A bankrupt who claimed that noise attributed to her unauthorised rooster was in fact made by her peacock, which was disturbed by someone pulling feathers from a kookaburra, has been declared a vexatious litigant by the Federal Court.
In earlier proceedings, a NSW court had verified the identity of a rooster on her property as being one and the same rooster that she was ordered to remove in those proceedings: see A bankrupt and ‘one rooster, one peacock, three ducks, and 22 chickens …’ .
As Justice Wheelahan of the Federal Court explained, she
‘continues to dispute the allegations in relation to her rooster, and disputes that her rooster, which she claimed was kept inside her house in a box, could be heard by any complainant. [She] stated in her affidavit that she kept a peacock which made its resting place in a tree outside her bedroom window. She claimed that the noise that was heard and attributed to her rooster was in fact caused purposely by an unidentified person pulling feathers from a kookaburra, which disturbed her peacock causing it to make some noise, and that the noise was not caused by her rooster.’
The Court acted under s 37AO of the Federal Court of Australia Act on its own initiative, with submissions in support made by the bankruptcy trustee.
Justice Wheelahan said that she had ‘developed a pattern of behaviour by which she does not accept the validity of orders that have been made against her, whether they be those in the Land and Environment Court, the Federal Magistrates Court, the Supreme Court of New South Wales, or this Court’. She disputed the sequestration order made against her and then refused to sign a statement of affairs.

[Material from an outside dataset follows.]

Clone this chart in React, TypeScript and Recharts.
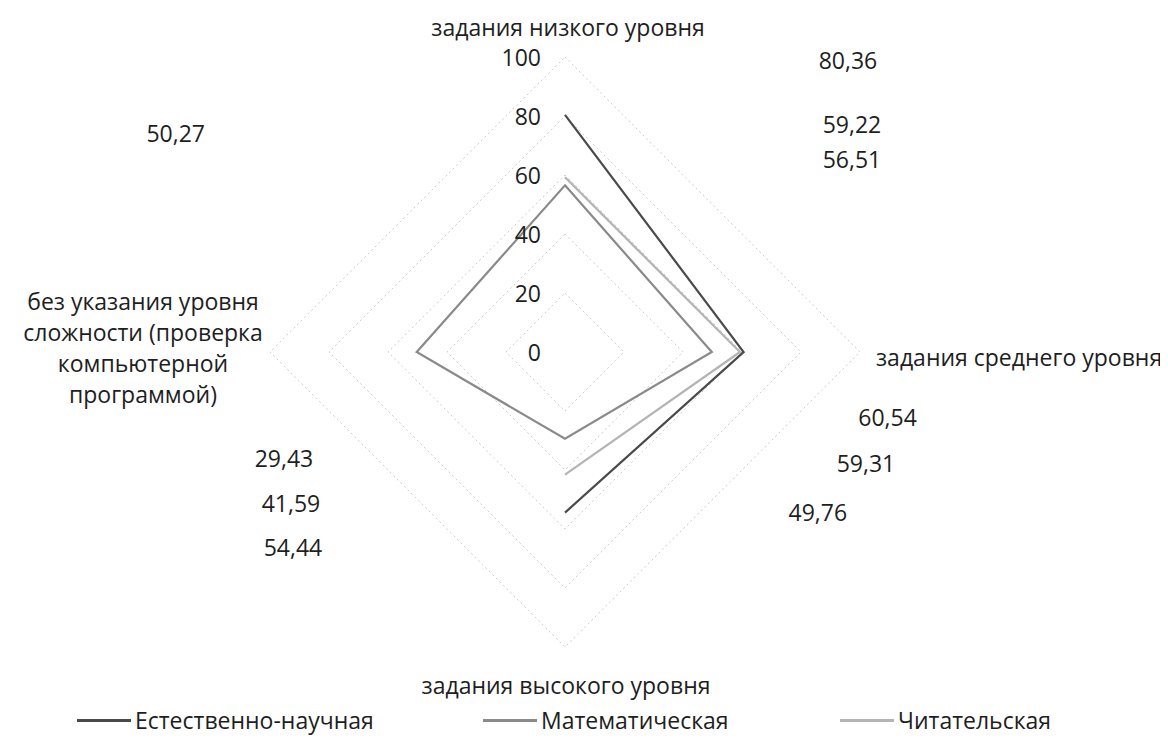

Her challenges in the Federal Court had been ‘accompanied by highly creative but extravagant arguments that had no reasonable prospects of success’.
The Judge gave various reasons for the order declaring her vexatious, an important one being ‘protect [her] from the consequences of her own actions’.
Apart from her own costs in bringing her litigation challenges, the trustee’s accumulated costs would be paid from the funds held in the estate, which would reduce any sum to which she would be entitled should a surplus of the estate be distributed. Distribution had in fact been hindered because of her refusal to sign a statement of affairs.
The Judge suggested that she might
‘turn her attention to whether her interests are best served by signing the statement of affairs, thereby permitting the administration of her bankrupt estate to run its course, which may result in payment to [her] of the surplus ..’.
Fokas v Mansfield as Trustee of the Bankrupt Estate of Maria Fokas (No 2) [2020] FCA 30.